Nine Great Canadian Contemporary Writers
On Canada Day, the List You've Been Waiting For...
Pre-empting the Fourth of July by three days is Canada Day, and this year’s July 1 marks your neighbour [sic] to the north’s 148th birthday. We’ve unleashed our fair share of mediocre writing, to be sure, with perhaps more than our loonie-to-dollar exchange rate’s worth of forlorn prairies, dastardly tundra, and remote, troubled families, and in our most Canadian way we apologize for that. Sincerely. But on this red-and-white-est of days, we implore you to forgive us these literary trespasses (and Justin Bieber) and turn your eyes to a few of CanLit’s better exports.

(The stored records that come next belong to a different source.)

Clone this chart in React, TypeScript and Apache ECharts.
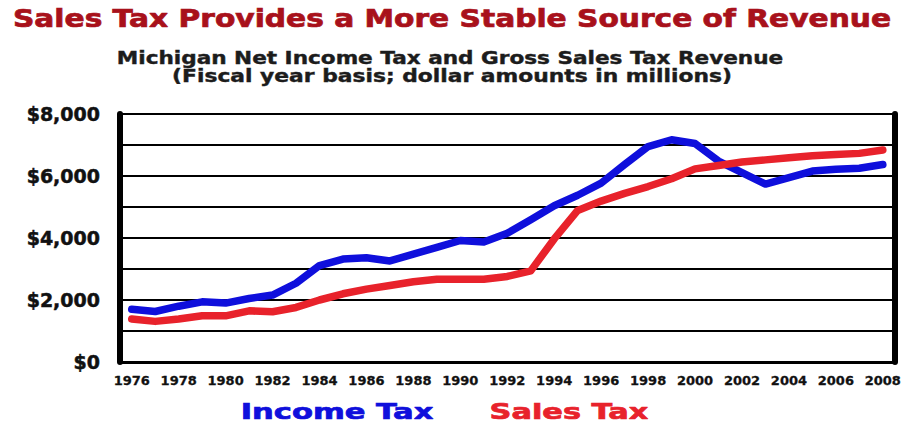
import React, { useEffect, useRef } from "react";
import * as echarts from "echarts";

const years = [
  "1976", "1977", "1978", "1979", "1980", "1981", "1982", "1983", "1984", "1985", "1986",
  "1987", "1988", "1989", "1990", "1991", "1992", "1993", "1994", "1995", "1996", "1997",
  "1998", "1999", "2000", "2001", "2002", "2003", "2004", "2005", "2006", "2007", "2008",
];

const incomeTax = [
  1700, 1630, 1800, 1940, 1900, 2050, 2160, 2540, 3110, 3320, 3360,
  3260, 3480, 3700, 3920, 3870, 4150, 4590, 5040, 5380, 5770, 6370,
  6950, 7170, 7050, 6480, 6110, 5740, 5950, 6160, 6220, 6250, 6370,
];

const salesTax = [
  1390, 1310, 1390, 1490, 1490, 1650, 1620, 1760, 2000, 2200, 2350,
  2470, 2590, 2670, 2670, 2670, 2760, 2940, 3970, 4890, 5190, 5440,
  5660, 5910, 6230, 6340, 6450, 6520, 6590, 6650, 6690, 6730, 6840,
];

const yTicks = { min: 0, max: 8000, interval: 1000 };

const TITLE = "Sales Tax Provides a More Stable Source of Revenue";
const SUB1 = "Michigan Net Income Tax and Gross Sales Tax Revenue";
const SUB2 = "(Fiscal year basis; dollar amounts in millions)";
const seriesNames = ["Income Tax", "Sales Tax"];

const BLUE = "#0f0fdc";
const RED = "#e8222b";
const FONT = '"DejaVu Sans", sans-serif';

function heavyText(text: string, x: number, y: number, scaleX: number, size: number, color: string, stroke: number) {
  return {
    type: "text", x, y, scaleX,
    style: {
      text, fill: color, stroke: color, lineWidth: stroke,
      fontSize: size, fontWeight: "bold", fontFamily: FONT,
      textAlign: "center", textVerticalAlign: "middle", verticalAlign: "middle",
    },
  };
}

export default function App() {
  const ref = useRef<HTMLDivElement>(null);
  useEffect(() => {
    if (!ref.current) return;
    const chart = echarts.init(ref.current, null, { renderer: "svg" });
    chart.setOption({
      animation: false,
      backgroundColor: "#ffffff",
      grid: { left: 120, right: 6, top: 114, bottom: 61, containLabel: false },
      graphic: [
        heavyText(TITLE, 452, 19, 1.237, 24, "#a8111b", 0.7),
        heavyText(SUB1, 450, 58, 1.27, 17, "#1c1c1c", 0.4),
        heavyText(SUB2, 452, 76, 1.283, 17, "#1c1c1c", 0.4),
        heavyText(seriesNames[0], 337, 411, 1.39, 22, BLUE, 0.7),
        heavyText(seriesNames[1], 569, 411, 1.38, 22, RED, 0.7),
      ],
      xAxis: {
        type: "category",
        data: years,
        boundaryGap: true,
        axisLine: { show: true, lineStyle: { color: "#000", width: 3 } },
        axisTick: { show: false },
        axisLabel: {
          interval: 1, color: "#111", fontSize: 13, fontWeight: "bold", fontFamily: FONT, margin: 12,
          textBorderColor: "#111", textBorderWidth: 0.3,
        },
        splitLine: { show: false },
      },
      yAxis: [
        {
          type: "value",
          min: yTicks.min, max: yTicks.max, interval: yTicks.interval,
          axisLine: { show: true, lineStyle: { color: "#000", width: 6 } },
          axisTick: { show: false },
          axisLabel: {
            color: "#111", fontSize: 19, fontWeight: "bold", fontFamily: FONT, margin: 20,
            textBorderColor: "#111", textBorderWidth: 0.5,
            formatter: (v: number) => (v % 2000 === 0 ? "$" + v.toLocaleString("en-US") : ""),
          },
          splitLine: { show: true, lineStyle: { color: "#000", width: 2 } },
        },
        {
          type: "value", position: "right",
          min: yTicks.min, max: yTicks.max, interval: yTicks.interval,
          axisLine: { show: true, lineStyle: { color: "#000", width: 6 } },
          axisTick: { show: false }, axisLabel: { show: false }, splitLine: { show: false },
        },
      ],
      series: [
        {
          name: seriesNames[0], type: "line", data: incomeTax, showSymbol: false, symbol: "none",
          lineStyle: { color: BLUE, width: 7.5, cap: "round", join: "round" }, z: 3,
        },
        {
          name: seriesNames[1], type: "line", data: salesTax, showSymbol: false, symbol: "none",
          lineStyle: { color: RED, width: 7.5, cap: "round", join: "round" }, z: 4,
        },
      ],
    });
    return () => chart.dispose();
  }, []);
  return <div ref={ref} style={{ width: 904, height: 423, position: "absolute", left: 0, top: 0 }} />;
}
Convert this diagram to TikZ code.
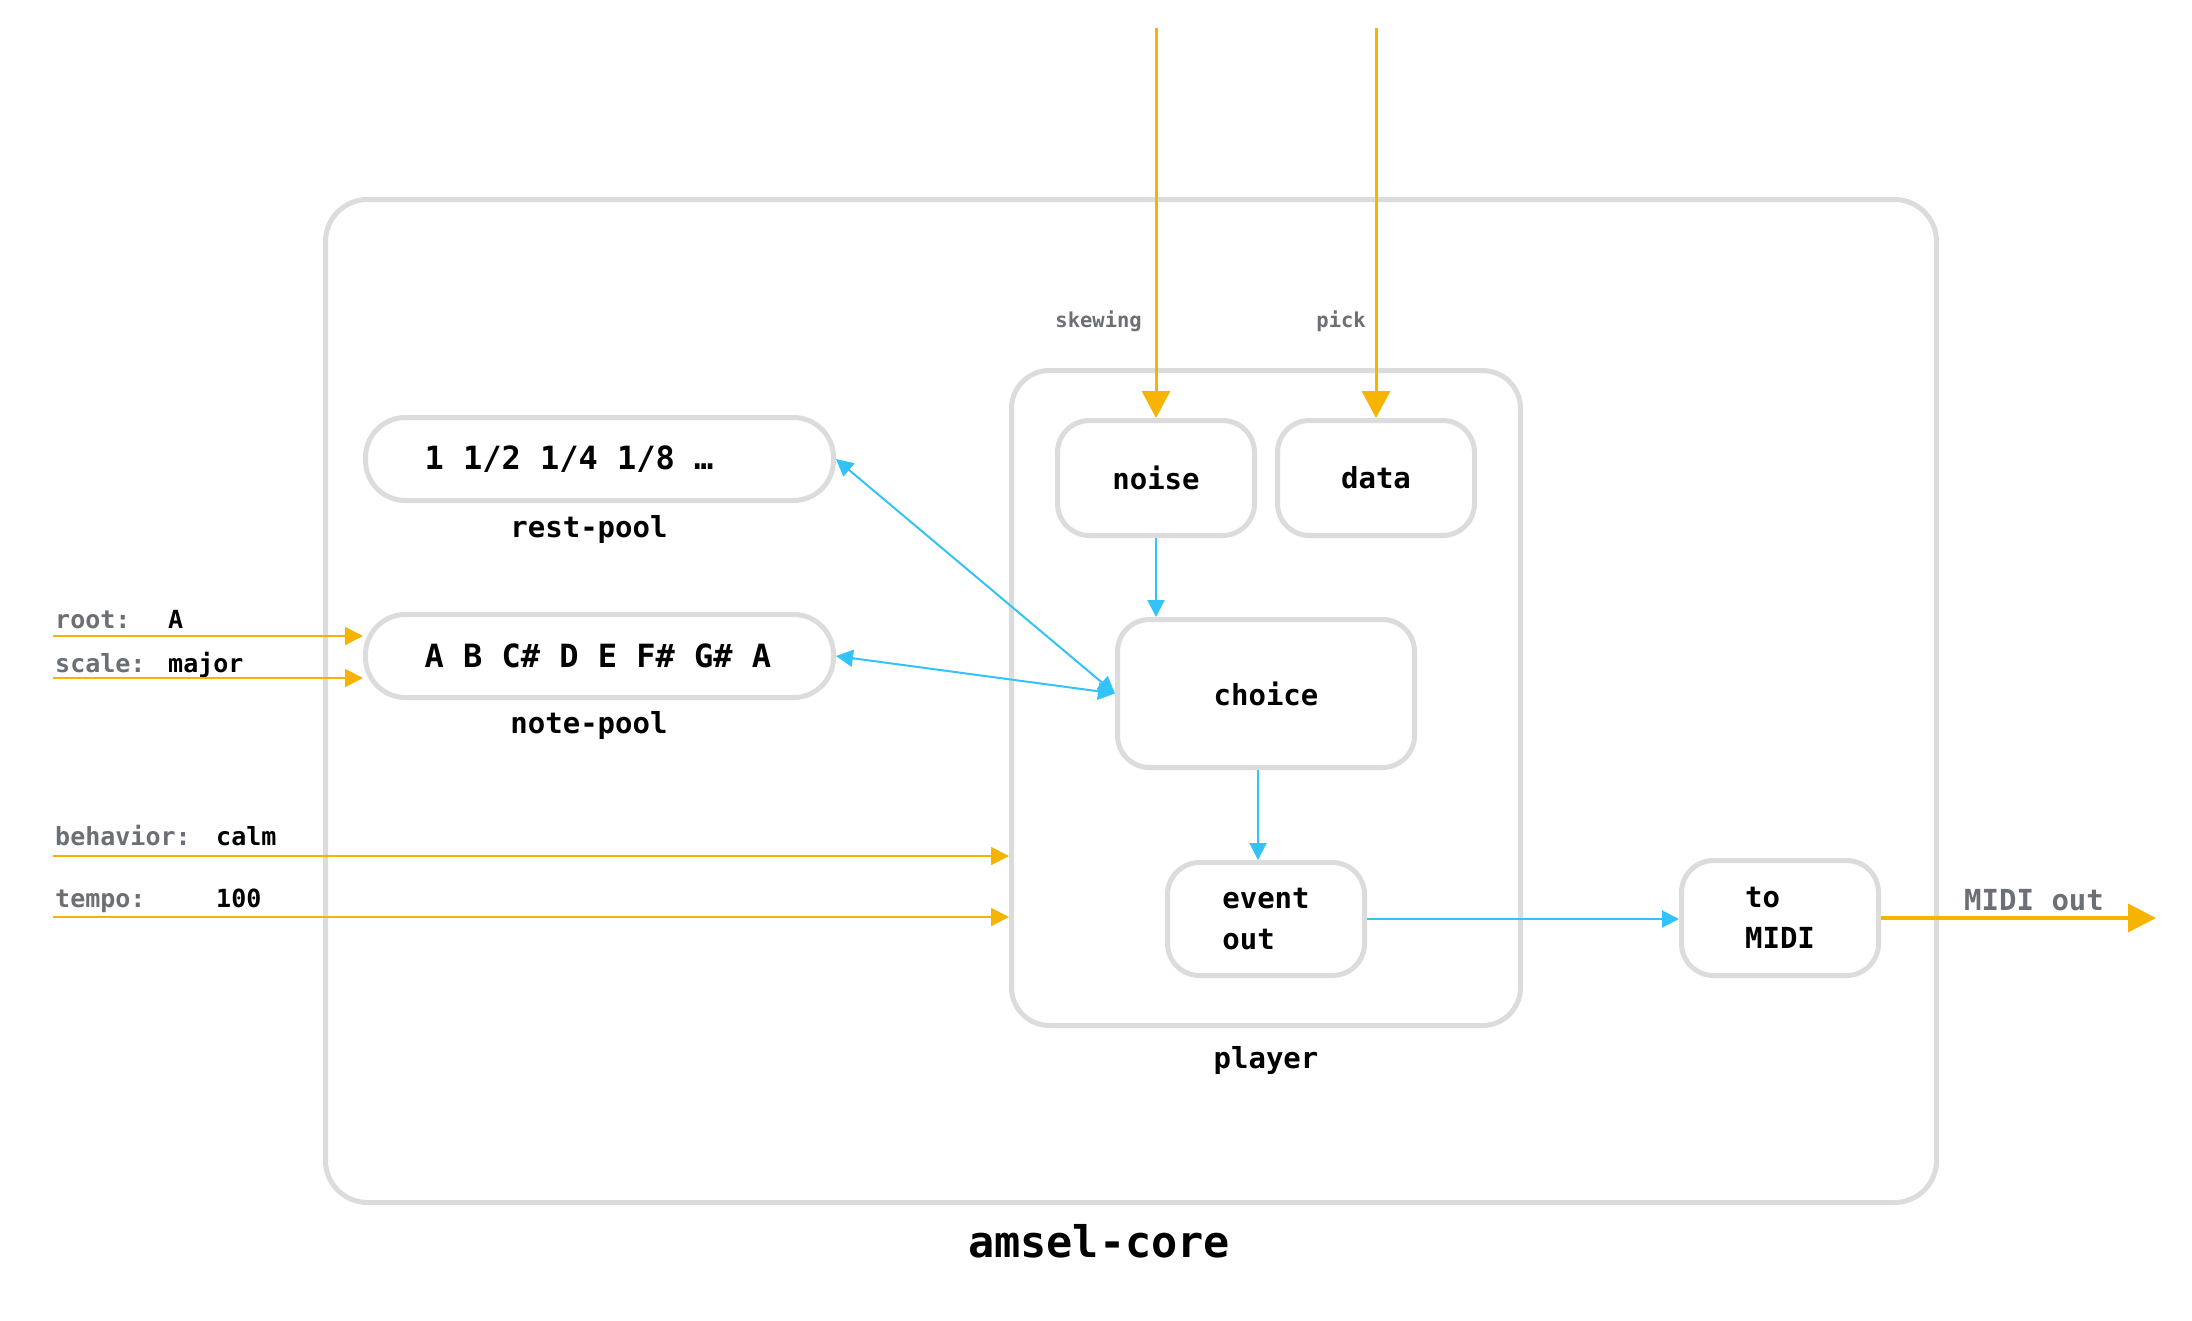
\documentclass[tikz,border=0pt]{standalone}
\usepackage{fontspec}
\setmonofont{DejaVu Sans Mono}
\usetikzlibrary{arrows.meta}
\definecolor{ambr}{HTML}{F6B300}
\definecolor{sky}{HTML}{33C3FA}
\definecolor{boxgray}{HTML}{DCDCDC}
\definecolor{lblgray}{HTML}{6B6F76}
\newcommand\msp{\hphantom{0}}
\tikzset{
  panel/.style={draw=boxgray, line width=5pt, rounded corners=42pt, inner sep=0pt},
  box/.style={draw=boxgray, line width=5pt, fill=white, rounded corners=32pt, inner sep=0pt,
    font=\ttfamily\bfseries\fontsize{29}{41}\selectfont},
  pool/.style={box, rounded corners=40pt, text width=350pt, align=left,
    font=\ttfamily\bfseries\fontsize{32}{38}\selectfont},
  lbl/.style={inner sep=0pt, anchor=base, font=\ttfamily\bfseries\fontsize{29}{34}\selectfont},
  inkey/.style={inner sep=0pt, anchor=base west, text=lblgray, font=\ttfamily\bfseries\fontsize{25}{30}\selectfont},
  inval/.style={inner sep=0pt, anchor=base west, font=\ttfamily\bfseries\fontsize{25}{30}\selectfont},
  toplbl/.style={inner sep=0pt, anchor=base east, text=lblgray, font=\ttfamily\bfseries\fontsize{20.5}{25}\selectfont},
  oarrow/.style={draw=ambr, line width=2pt, -{Triangle[length=18pt,width=18pt]}},
  othick/.style={draw=ambr, line width=3pt, -{Triangle[length=27pt,width=28pt]}},
  othicker/.style={draw=ambr, line width=3.5pt, -{Triangle[length=28pt,width=28pt]}},
  barrow/.style={draw=sky, line width=2pt, -{Triangle[length=17pt,width=17pt]}},
  bdouble/.style={draw=sky, line width=2pt, {Triangle[length=17pt,width=17pt]}-{Triangle[length=17pt,width=17pt]}}
}
\begin{document}
\begin{tikzpicture}[x=1pt,y=-1pt]
\useasboundingbox (0,0) rectangle (2192,1320);
\fill[white] (0,0) rectangle (2192,1320);

% containers
\node[panel, minimum width=1611pt, minimum height=1003pt] (core) at (1131,701) {};
\node[panel, rounded corners=38pt, minimum width=509pt, minimum height=655pt] (player) at (1266,698) {};

% boxes
\node[box, minimum width=197pt, minimum height=115pt] (noise) at (1156,478) {noise};
\node[box, minimum width=197pt, minimum height=115pt] (data) at (1376,478) {data};
\node[box, minimum width=297pt, minimum height=148pt] (choice) at (1266,693.5) {choice};
\node[box, minimum width=197pt, minimum height=113pt, align=left] (event) at (1266,919) {event\\out};
\node[box, minimum width=197pt, minimum height=115pt, align=left] (tomidi) at (1780,918) {to\\MIDI};
\node[pool, minimum width=468pt, minimum height=83pt] (restpool) at (599.5,459) {1\msp1/2\msp1/4\msp1/8\msp…};
\node[pool, minimum width=468pt, minimum height=83pt] (notepool) at (599.5,656) {A\msp B\msp C\#\msp D\msp E\msp F\#\msp G\#\msp A};

% labels
\node[lbl] (restlbl) at (589,537) {rest-pool};
\node[lbl] (notelbl) at (589,733) {note-pool};
\node[lbl] (playerlbl) at (1266,1068) {player};
\node[lbl, font=\ttfamily\bfseries\fontsize{43.5}{50}\selectfont] (corelbl) at (1099,1257) {amsel-core};
\node[toplbl] (skewlbl) at (1142,327) {skewing};
\node[toplbl] (picklbl) at (1366,327) {pick};
\node[inkey, font=\ttfamily\bfseries\fontsize{29}{34}\selectfont] (midilbl) at (1964,910) {MIDI out};

\node[inkey] (rootk) at (55,628) {root:};
\node[inval] (rootv) at (168,628) {A};
\node[inkey] (scalek) at (55,672) {scale:};
\node[inval] (scalev) at (168,672) {major};
\node[inkey] (behk) at (55,845) {behavior:};
\node[inval] (behv) at (216,845) {calm};
\node[inkey] (tempok) at (55,907) {tempo:};
\node[inval] (tempov) at (216,907) {100};

% top inputs
\coordinate (skewtop) at (1156,28);
\coordinate (picktop) at (1376,28);
\draw[othick] (skewtop) -- (noise.north);
\draw[othick] (picktop) -- (data.north);

% internal flow
\draw[barrow] (noise.south) -- (noise.south |- choice.north);
\draw[barrow] ([xshift=-8pt]choice.south) -- ([xshift=-8pt]event.north);
\draw[bdouble] (restpool.east) -- (choice.west);
\draw[bdouble] (notepool.east) -- (choice.west);
\draw[barrow] (event.east) -- (event.east -| tomidi.west);

% output
\coordinate (midiend) at (2156,918);
\draw[othicker] (tomidi.east) -- (midiend);

% left inputs
\coordinate (rootS) at (53,636);
\coordinate (scaleS) at (53,678);
\coordinate (behS) at (53,856);
\coordinate (tempoS) at (53,917);
\draw[oarrow] (rootS) -- (rootS -| notepool.west);
\draw[oarrow] (scaleS) -- (scaleS -| notepool.west);
\draw[oarrow] (behS) -- (behS -| player.west);
\draw[oarrow] (tempoS) -- (tempoS -| player.west);
\end{tikzpicture}
\end{document}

When Literary Hub asked Team Coach House to make a CanList, we considered simply submitting our catalogue. Then our Canadian humility kicked in and we decided to omit all of our own authors, though we think they’re the best, of course. We also left off the list Nobel winners (we’re looking at you, Ms. Munro) and their ilk, and writers whose books aren’t available in your fine country, opting instead to bring you a few new and new-ish writers we love to read. And we stuck to English-language fiction that’s available in America, though we’re inordinately fond of poetry and translation too. The list is entirely subjective (in fact, totally biased), decidedly incomplete, and as eccentric as our strange country.
The Outlander (Ecco Press) is maybe what you imagine Canadian fiction to be: it’s about a young woman who, in 1903 Alberta, kills her husband and flees into the wilderness. All kinds of weird stuff happens to her while she’s on the lam. Gorgeous writing, jaw-clenching suspense, and wolves—what more could you ask for? Adamson’s short-story collection Help Me, Jacques Cousteau (House of Anansi Press) is no slouch either.
Baillie’s The Search for Heinrich Schlögel (Tin House Books) tracks a young German man tracking his obsession with archives into the Arctic—where he suddenly finds himself thirty years in the future…
The Sisters Brothers (Ecco Press) is a raucous romp through the west coast in 1851. The two brothers, named Sisters, get themselves into a heap of trouble. Imagine Cormac McCarthy via Buster Keaton. He’s got a novel coming soon, Undermajordomo Minor (also Ecco), that we haven’t read but most certainly will.
We first met Henderson’s work in a brilliant collection of stories, The Broken Record Technique (Penguin). He’s gone to write The Man Game (Viking) and The Road Narrows As You Go (Hamish Hamilton), which follows a young cartoonist in the 80s. We might be extra fond of it because there’s a secret Canadian character, though of course we don’t think anyone needs to hide that. His books are long because he’s super-smart and needs a lot of pages to hold it all.
Malla, too, started with a terrific collection of stories, The Withdrawal Method (Soft Skull), and moved on to a novel called People Park (also Soft Skull), a dystopian satire about an island city state that devolves into chaos after an “illustrationist” performs. Fantastic dialogue, big ideas.
If there were a prize for the most bizarre collection of interests in a single book, McCormack’s short, weird novels would win every time. Grab Bag and The Show That Smells (both Akashic) obsess with carnival funhouses and fashion, and The Haunted Hillbilly (Soft Skull) imagines Nudie, Hank Williams Jr.’s tailor, as a gay vampire bat. Prairies and tundra, my ass! The Well-Dressed Wound (Semiotext(e)) is coming soon.
We’re cheating a little here, as Munday used to work at Coach House. And he writes YA. Still, we insist on including him. Coming this fall is the third installment in a series about the Dead Kid Detective Agency. Our teen Goth heroine lives next to a cemetery and hangs out with the ghosts of five kids from different eras in Canadian history. You don’t need to know what the FLQ is to love Munday’s hilarious writing, where his pop-culture-encyclopedia brain is on display (there’s even a glossary to make sure the 80s allusions don’t fly over the heads of the younger readers).
Malarky (Biblioasis) won the Amazon First Novel Award, and deserved it. Its Irish protagonist, Our Woman, has led a mostly unremarkable life, but things go a little off the rails when she realizes her husband has been carrying on elsewhere and she catches her son in fragrante delicto with the neighbour’s son. One of the liveliest writers we’ve encountered—we’re looking forward to this fall’s Martin John (also Biblioasis).
All My Puny Sorrows (McSweeney’s) is the latest from one of Canada’s favourite [sic] writers, lesser known to you American folks. Yolandi has long been trying to help her severely depressed sister, who wants nothing more than for Yoli to help her die. As you might imagine, this is pretty tough on Yolandi. But not on the reader—Toews’s keen sense of humour [sic!] will have you laughing through the tears. Be sure to also check out A Complicated Kindness (Soft Skull/Counterpoint), a hilarious account of growing up Mennonite.